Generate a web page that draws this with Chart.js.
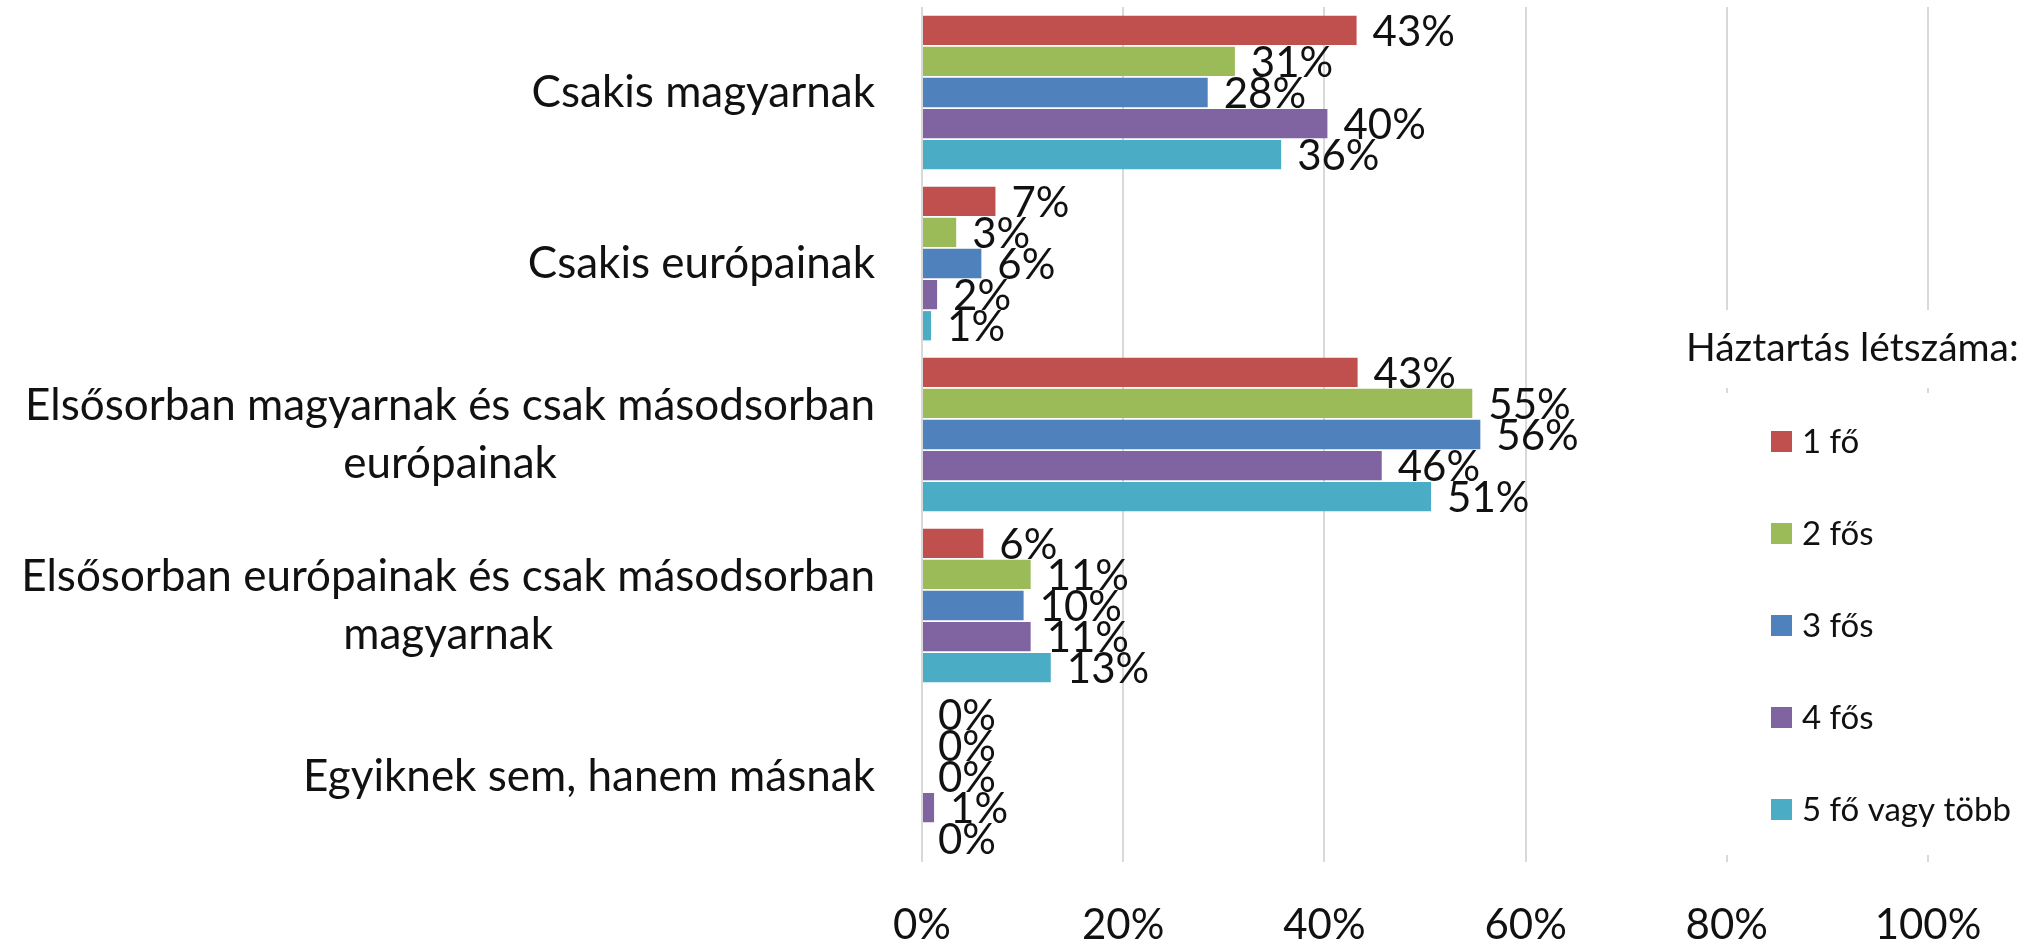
<!DOCTYPE html>
<html>
<head>
<meta charset="utf-8">
<script src="https://cdn.jsdelivr.net/npm/chart.js@4"></script>
<style>
  html, body { margin: 0; padding: 0; background: #fff; }
  #wrap { width: 2033px; height: 942px; }
</style>
</head>
<body>
<div id="wrap"><canvas id="grafico"></canvas></div>
<script>
// categories and series
const categories = [
  ['Csakis magyarnak'],
  ['Csakis európainak'],
  ['Elsősorban magyarnak és csak másodsorban', 'európainak'],
  ['Elsősorban európainak és csak másodsorban', 'magyarnak'],
  ['Egyiknek sem, hanem másnak']
];
const seriesNames = ['1 fő', '2 fős', '3 fős', '4 fős', '5 fő vagy több'];
const seriesColors = ['#C0504D', '#9BBB59', '#4F81BD', '#8064A2', '#4BACC6'];

const egyFo    = [43.2, 7.3, 43.3, 6.1, 0];
const ketFos   = [31.1, 3.4, 54.7, 10.8, 0];
const haromFos = [28.4, 5.9, 55.5, 10.1, 0];
const negyFos  = [40.3, 1.5, 45.7, 10.8, 1.2];
const otFo     = [35.7, 0.9, 50.6, 12.8, 0];
const seriesValues = [egyFo, ketFos, haromFos, negyFos, otFo];

const xTicks = [0, 20, 40, 60, 80, 100];

const FONT = 'Lato, "Open Sans", sans-serif';

// data labels next to the bars
const valueLabels = {
  id: 'valueLabels',
  afterDatasetsDraw(chart) {
    const ctx = chart.ctx;
    ctx.save();
    ctx.font = '42px ' + FONT;
    ctx.fillStyle = '#111';
    ctx.textAlign = 'left';
    ctx.textBaseline = 'middle';
    chart.data.datasets.forEach((ds, di) => {
      const meta = chart.getDatasetMeta(di);
      meta.data.forEach((bar, i) => {
        ctx.fillText(Math.round(ds.data[i]) + '%', bar.x + 16, bar.y + 2);
      });
    });
    ctx.restore();
  }
};

// category labels: block right aligned, lines centered
const categoryLabels = {
  id: 'categoryLabels',
  afterDraw(chart) {
    const ctx = chart.ctx;
    const y = chart.scales.y;
    ctx.save();
    ctx.font = '44px ' + FONT;
    ctx.fillStyle = '#111';
    ctx.textAlign = 'center';
    ctx.textBaseline = 'middle';
    const right = y.right - 47;
    const lh = 58;
    chart.data.labels.forEach((lines, i) => {
      const cy = y.getPixelForTick(i);
      const w = Math.max(...lines.map(l => ctx.measureText(l).width));
      const cx = right - w / 2;
      lines.forEach((l, k) => {
        ctx.fillText(l, cx, cy + (k - (lines.length - 1) / 2) * lh);
      });
    });
    ctx.restore();
  }
};

// legend drawn over the plot, like the original
const sideLegend = {
  id: 'sideLegend',
  afterDraw(chart) {
    const ctx = chart.ctx;
    ctx.save();
    ctx.fillStyle = '#fff';
    ctx.fillRect(1690, 310, 343, 78);
    ctx.fillRect(1690, 393, 343, 462);
    ctx.fillStyle = '#111';
    ctx.font = '39px ' + FONT;
    ctx.textAlign = 'left';
    ctx.textBaseline = 'middle';
    ctx.fillText('Háztartás létszáma:', 1686, 348);
    ctx.font = '33px ' + FONT;
    chart.data.datasets.forEach((ds, i) => {
      const cy = 441 + i * 92;
      ctx.fillStyle = ds.backgroundColor;
      ctx.fillRect(1771, cy - 10, 21, 21);
      ctx.fillStyle = '#111';
      ctx.fillText(ds.label, 1802, cy + 1);
    });
    ctx.restore();
  }
};

const ctx = document.getElementById('grafico').getContext('2d');
new Chart(ctx, {
  type: 'bar',
  data: {
    labels: categories,
    datasets: seriesNames.map((name, i) => ({
      label: name,
      data: seriesValues[i],
      backgroundColor: seriesColors[i],
      borderWidth: 0,
      barPercentage: 0.94,
      categoryPercentage: 0.91
    }))
  },
  options: {
    indexAxis: 'y',
    responsive: true,
    maintainAspectRatio: false,
    animation: false,
    layout: { padding: { top: 7, right: 105, left: 0, bottom: 0 } },
    scales: {
      x: {
        min: 0,
        max: 100,
        afterBuildTicks(scale) {
          scale.ticks = xTicks.map(v => ({ value: v }));
        },
        afterFit(scale) { scale.height = 80; },
        grid: { color: '#D9D9D9', lineWidth: 2, drawTicks: false },
        border: { display: false },
        ticks: {
          padding: 38,
          color: '#111',
          font: { family: FONT, size: 42 },
          callback: v => v + '%'
        }
      },
      y: {
        afterFit(scale) { scale.width = 922; },
        grid: { display: false },
        border: { display: false },
        ticks: { display: false }
      }
    },
    plugins: {
      legend: { display: false },
      tooltip: { enabled: false }
    }
  },
  plugins: [valueLabels, categoryLabels, sideLegend]
});
</script>
</body>
</html>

WRITTEN EXERCISE: Reproduce each line exactly, please, except for any pictures.

FULL SOLUTION:
Generate a web page that draws this with Chart.js.
<!DOCTYPE html>
<html>
<head>
<meta charset="utf-8">
<script src="https://cdn.jsdelivr.net/npm/chart.js@4"></script>
<style>
  html, body { margin: 0; padding: 0; background: #fff; }
  #wrap { width: 2033px; height: 942px; }
</style>
</head>
<body>
<div id="wrap"><canvas id="grafico"></canvas></div>
<script>
// categories and series
const categories = [
  ['Csakis magyarnak'],
  ['Csakis európainak'],
  ['Elsősorban magyarnak és csak másodsorban', 'európainak'],
  ['Elsősorban európainak és csak másodsorban', 'magyarnak'],
  ['Egyiknek sem, hanem másnak']
];
const seriesNames = ['1 fő', '2 fős', '3 fős', '4 fős', '5 fő vagy több'];
const seriesColors = ['#C0504D', '#9BBB59', '#4F81BD', '#8064A2', '#4BACC6'];

const egyFo    = [43.2, 7.3, 43.3, 6.1, 0];
const ketFos   = [31.1, 3.4, 54.7, 10.8, 0];
const haromFos = [28.4, 5.9, 55.5, 10.1, 0];
const negyFos  = [40.3, 1.5, 45.7, 10.8, 1.2];
const otFo     = [35.7, 0.9, 50.6, 12.8, 0];
const seriesValues = [egyFo, ketFos, haromFos, negyFos, otFo];

const xTicks = [0, 20, 40, 60, 80, 100];

const FONT = 'Lato, "Open Sans", sans-serif';

// data labels next to the bars
const valueLabels = {
  id: 'valueLabels',
  afterDatasetsDraw(chart) {
    const ctx = chart.ctx;
    ctx.save();
    ctx.font = '42px ' + FONT;
    ctx.fillStyle = '#111';
    ctx.textAlign = 'left';
    ctx.textBaseline = 'middle';
    chart.data.datasets.forEach((ds, di) => {
      const meta = chart.getDatasetMeta(di);
      meta.data.forEach((bar, i) => {
        ctx.fillText(Math.round(ds.data[i]) + '%', bar.x + 16, bar.y + 2);
      });
    });
    ctx.restore();
  }
};

// category labels: block right aligned, lines centered
const categoryLabels = {
  id: 'categoryLabels',
  afterDraw(chart) {
    const ctx = chart.ctx;
    const y = chart.scales.y;
    ctx.save();
    ctx.font = '44px ' + FONT;
    ctx.fillStyle = '#111';
    ctx.textAlign = 'center';
    ctx.textBaseline = 'middle';
    const right = y.right - 47;
    const lh = 58;
    chart.data.labels.forEach((lines, i) => {
      const cy = y.getPixelForTick(i);
      const w = Math.max(...lines.map(l => ctx.measureText(l).width));
      const cx = right - w / 2;
      lines.forEach((l, k) => {
        ctx.fillText(l, cx, cy + (k - (lines.length - 1) / 2) * lh);
      });
    });
    ctx.restore();
  }
};

// legend drawn over the plot, like the original
const sideLegend = {
  id: 'sideLegend',
  afterDraw(chart) {
    const ctx = chart.ctx;
    ctx.save();
    ctx.fillStyle = '#fff';
    ctx.fillRect(1690, 310, 343, 78);
    ctx.fillRect(1690, 393, 343, 462);
    ctx.fillStyle = '#111';
    ctx.font = '39px ' + FONT;
    ctx.textAlign = 'left';
    ctx.textBaseline = 'middle';
    ctx.fillText('Háztartás létszáma:', 1686, 348);
    ctx.font = '33px ' + FONT;
    chart.data.datasets.forEach((ds, i) => {
      const cy = 441 + i * 92;
      ctx.fillStyle = ds.backgroundColor;
      ctx.fillRect(1771, cy - 10, 21, 21);
      ctx.fillStyle = '#111';
      ctx.fillText(ds.label, 1802, cy + 1);
    });
    ctx.restore();
  }
};

const ctx = document.getElementById('grafico').getContext('2d');
new Chart(ctx, {
  type: 'bar',
  data: {
    labels: categories,
    datasets: seriesNames.map((name, i) => ({
      label: name,
      data: seriesValues[i],
      backgroundColor: seriesColors[i],
      borderWidth: 0,
      barPercentage: 0.94,
      categoryPercentage: 0.91
    }))
  },
  options: {
    indexAxis: 'y',
    responsive: true,
    maintainAspectRatio: false,
    animation: false,
    layout: { padding: { top: 7, right: 105, left: 0, bottom: 0 } },
    scales: {
      x: {
        min: 0,
        max: 100,
        afterBuildTicks(scale) {
          scale.ticks = xTicks.map(v => ({ value: v }));
        },
        afterFit(scale) { scale.height = 80; },
        grid: { color: '#D9D9D9', lineWidth: 2, drawTicks: false },
        border: { display: false },
        ticks: {
          padding: 38,
          color: '#111',
          font: { family: FONT, size: 42 },
          callback: v => v + '%'
        }
      },
      y: {
        afterFit(scale) { scale.width = 922; },
        grid: { display: false },
        border: { display: false },
        ticks: { display: false }
      }
    },
    plugins: {
      legend: { display: false },
      tooltip: { enabled: false }
    }
  },
  plugins: [valueLabels, categoryLabels, sideLegend]
});
</script>
</body>
</html>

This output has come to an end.